Бродячий Волк сел возле сломанного дерева. Он был измазан своей и чужой кровью. Жутко болело плечо. Ормар прикусил зубами тонкую ветку и с хрустом вправил сустав на место.
– А-а-а-а-а-ах-х-х-хр-р-р-р, – болезненный вопль вырвался из груди, но затем сразу полегчало.
Бродячий Волк отдышался, дошёл до холма, подобрал брошенный заплечный мешок, достал нож и вернулся к трофею.
– Ты хотел съесть Ормара, а теперь сам станешь едой.
Бродячий Волк задрал голову к небу и издал победный вой. Острое лезвие рассекло кожу на брюхе горбатого медведя. Ормар забрал шкуру, клыки и когти, а мясо оставил падальщикам. Путь к Змеиному ущелью был свободен.
Глава 2. Нормак Чёрный Кот
Лес дышал. Лес говорил. Лес смеялся и плакал. Лес страдал и любил. Тот, кто умел слышать лес, мог многое понять не сходя с места.
Лес наполняли запахи мокрой травы, древесной трухи, холодного ручья, цветов огнёвки, разрытой земли, старых шишек и прелых листьев. Нормак Чёрный Кот вдыхал привычные ароматы, не обращая на них внимания. Он ждал другого. Запаха зверя. Запаха терпкого дыхания и потной шкуры.
Все чувства Нормака обострились, мышцы напряглись, тело оцепенело. К ручью вышел кабан-колючка: плотный, коренастый, метр в холке, с длинными нижними клыками. Они могли распороть брюхо и рыси, и волку. Короткие крепкие ноги заканчивались острыми копытами. На спине и боках между щетинками шерсти торчали редкие шипы длиной с ладонь и толщиной с палец.
Когда на вепря нападали, он растопыривал их, а если приходилось совсем худо, то отстреливал шипы в разные стороны. Впиваясь, ядовитые иглы вызывали сильное жжение, особенно если попадали в пасть. Пока хищник катался по земле, пытаясь вытащить шипы, кабан спокойно убегал или, напротив, бросался в атаку и кромсал ошеломлённого врага клыками.
Нормак Чёрный Кот впервые за свои четырнадцать лет охотился на кабана-колючку в одиночестве. Ростом Нормак вытянулся почти до взрослого воина, но ещё не оброс мясом. Ему достались изумрудные глаза матери, а смуглой кожей и смоляными волосами он пошёл в отца. Худой и жилистый, гибкий, как ивовая ветка, но в то же время крепкий, как базальт, он был достойным сыном племени беоров.
Чёрный Кот затаил дыхание. Вепрь, как и все представители его породы, видел плохо, больше полагаясь на чутьё. Нормак предусмотрел это, намазавшись ягодами кислянки. В паху и подмышках теперь зудело, зато красный сок напрочь отбил человеческий запах.
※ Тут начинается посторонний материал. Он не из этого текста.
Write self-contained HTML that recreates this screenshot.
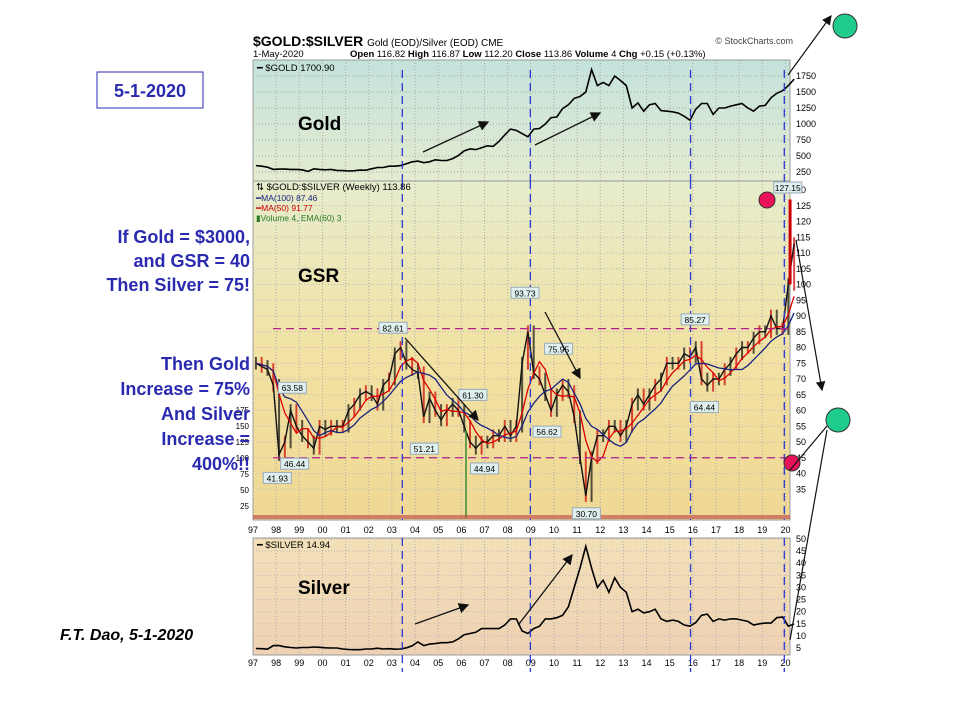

Кабан-колючка, деловито похрюкивая, попил из ручья, вошёл в него по грудь, постоял несколько секунд, выбрался на противоположный берег и отряхнулся.
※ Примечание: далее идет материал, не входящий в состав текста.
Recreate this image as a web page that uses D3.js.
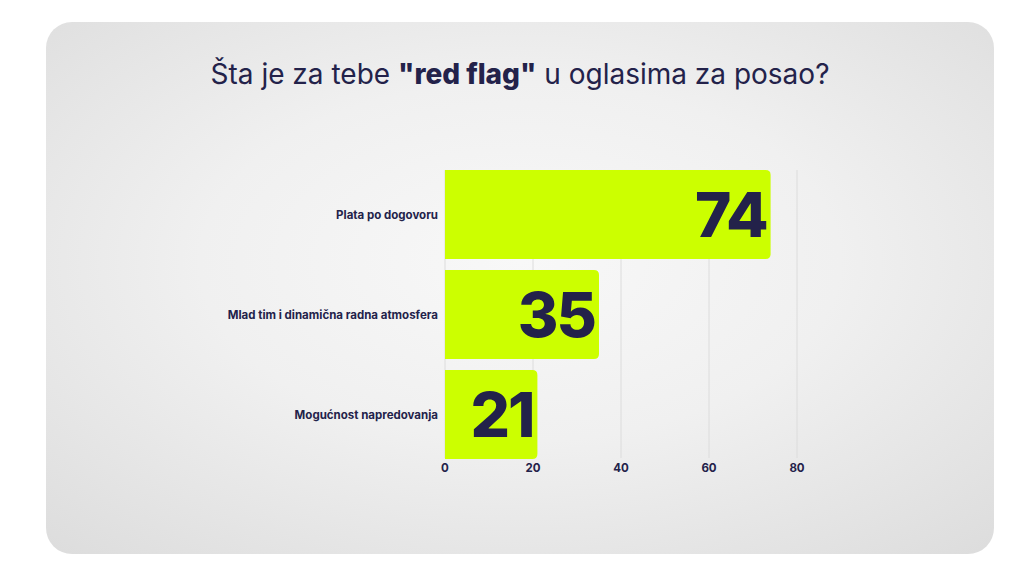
<!DOCTYPE html>
<html><head><meta charset="utf-8">
<script src="https://cdn.jsdelivr.net/npm/d3@7"></script>
<style>body{margin:0;background:#fff;}text{font-family:Inter,"Open Sans",sans-serif;}</style>
</head><body><svg id="c" width="1024" height="576"></svg>
<script>
const categories = ["Plata po dogovoru","Mlad tim i dinamična radna atmosfera","Mogućnost napredovanja"];
const values = [74,35,21];
const ticks = [0,20,40,60,80];
const navy = "#23224a";
const svg = d3.select("#c");
const defs = svg.append("defs");
const g = defs.append("radialGradient").attr("id","bg").attr("cx","50%").attr("cy","45%").attr("r","75%");
g.append("stop").attr("offset","0%").attr("stop-color","#f8f8f8");
g.append("stop").attr("offset","45%").attr("stop-color","#f0f0f0");
g.append("stop").attr("offset","100%").attr("stop-color","#dcdcdc");
svg.append("rect").attr("x",46).attr("y",22).attr("width",948).attr("height",532).attr("rx",26).attr("fill","url(#bg)");
const t = svg.append("text").attr("x",520).attr("y",84).attr("text-anchor","middle").attr("font-size",28).attr("fill",navy);
t.append("tspan").text("Šta je za tebe ");
t.append("tspan").attr("font-weight",800).text("\"red flag\"");
t.append("tspan").text(" u oglasima za posao?");
const x = d3.scaleLinear().domain([0,80]).range([445,797]);
const y = d3.scaleBand().domain(categories).range([170,459]).paddingInner(0.11).paddingOuter(0);
svg.append("g").selectAll("line").data(ticks).join("line")
 .attr("x1",d=>x(d)).attr("x2",d=>x(d)).attr("y1",170).attr("y2",458).attr("stroke","#dcdcdc").attr("stroke-width",1);
const bh = y.bandwidth(), r = 5;
svg.append("g").selectAll("path").data(values).join("path")
 .attr("fill","#ccff00")
 .attr("d",(d,i)=>{const y0=y(categories[i]),x0=x(0),x1=x(d);
   return `M${x0},${y0}H${x1-r}Q${x1},${y0} ${x1},${y0+r}V${y0+bh-r}Q${x1},${y0+bh} ${x1-r},${y0+bh}H${x0}Z`;});
svg.append("g").selectAll("text").data(values).join("text")
 .attr("x",d=>x(d)-4).attr("y",(d,i)=>y(categories[i])+bh/2+22).attr("text-anchor","end")
 .attr("font-size",62).attr("font-weight",800).attr("fill",navy).attr("letter-spacing",-2).text(d=>d);
svg.append("g").selectAll("text").data(categories).join("text")
 .attr("x",438).attr("y",c=>y(c)+bh/2+4).attr("text-anchor","end")
 .attr("font-size",11.5).attr("font-weight",700).attr("fill",navy).text(c=>c);
svg.append("g").selectAll("text").data(ticks).join("text")
 .attr("x",d=>x(d)).attr("y",472).attr("text-anchor","middle")
 .attr("font-size",11.5).attr("font-weight",700).attr("fill",navy).text(d=>d);
</script></body></html>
Маленькие ушки уловили щелчок тетивы, но слишком поздно. Стрела вонзилась под лопатку. Зверь заревел и ощетинился. Он низко пригнул голову, широко расставив передние копыта. Идти на него в лобовую атаку не решился бы даже Серый Медведь. Вепри всегда дорого продавали свою жизнь.
Вторая стрела просвистела над ухом и вонзилась в дерево за кабаном. Вепрь понял, что пора удирать. В открытую с ним сражаться не собирались, а летевшие острые палки причиняли такую же боль, как когти рыси.
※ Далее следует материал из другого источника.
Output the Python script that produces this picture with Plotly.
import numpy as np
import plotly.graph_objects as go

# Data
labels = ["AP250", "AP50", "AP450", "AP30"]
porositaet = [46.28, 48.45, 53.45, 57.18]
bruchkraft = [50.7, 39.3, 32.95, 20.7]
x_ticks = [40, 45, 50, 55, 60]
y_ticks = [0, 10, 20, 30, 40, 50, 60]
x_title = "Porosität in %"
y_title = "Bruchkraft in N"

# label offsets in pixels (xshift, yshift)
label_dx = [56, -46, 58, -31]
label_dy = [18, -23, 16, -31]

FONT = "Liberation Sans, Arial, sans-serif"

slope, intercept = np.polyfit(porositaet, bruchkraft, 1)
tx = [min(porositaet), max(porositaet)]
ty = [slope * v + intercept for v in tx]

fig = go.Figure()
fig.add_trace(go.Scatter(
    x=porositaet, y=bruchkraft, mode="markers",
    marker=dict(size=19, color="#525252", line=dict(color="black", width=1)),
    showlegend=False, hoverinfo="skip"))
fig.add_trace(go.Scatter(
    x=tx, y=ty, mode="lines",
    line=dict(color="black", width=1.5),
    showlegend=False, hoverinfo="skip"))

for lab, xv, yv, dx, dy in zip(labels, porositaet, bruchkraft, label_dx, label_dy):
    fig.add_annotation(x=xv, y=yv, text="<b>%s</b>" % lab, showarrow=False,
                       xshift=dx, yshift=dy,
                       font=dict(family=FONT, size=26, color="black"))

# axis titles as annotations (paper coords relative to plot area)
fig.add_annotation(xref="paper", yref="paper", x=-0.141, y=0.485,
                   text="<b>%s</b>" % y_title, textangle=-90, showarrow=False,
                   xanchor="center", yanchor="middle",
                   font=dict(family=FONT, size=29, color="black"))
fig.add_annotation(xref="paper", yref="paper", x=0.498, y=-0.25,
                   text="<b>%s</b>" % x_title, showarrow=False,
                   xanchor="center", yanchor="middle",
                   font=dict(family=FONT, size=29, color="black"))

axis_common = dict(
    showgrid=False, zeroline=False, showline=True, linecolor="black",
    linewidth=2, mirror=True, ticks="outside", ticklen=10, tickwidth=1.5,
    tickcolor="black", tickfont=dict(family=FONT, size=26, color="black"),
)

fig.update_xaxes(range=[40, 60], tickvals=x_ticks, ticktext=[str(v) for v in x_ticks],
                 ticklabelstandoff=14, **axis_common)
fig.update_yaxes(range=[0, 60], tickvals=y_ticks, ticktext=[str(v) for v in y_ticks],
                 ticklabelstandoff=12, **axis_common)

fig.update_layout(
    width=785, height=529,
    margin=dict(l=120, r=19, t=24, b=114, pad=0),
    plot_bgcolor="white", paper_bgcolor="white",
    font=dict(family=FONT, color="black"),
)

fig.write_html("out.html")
Нормак пнул от злости муравейник и кинулся за добычей.
«Волчьи яйца! Как я мог промахнуться! Он же стоял точно пень!»
Торчавшая стрела сильно замедляла кабана. Он понимал, что любой хищник легко выследит его по запаху крови: она сочилась из раны, оставляя чёткий ориентир на земле. Вепрь покружил немного между деревьями, нырнул в заросли высокий травы и лёг на брюхо.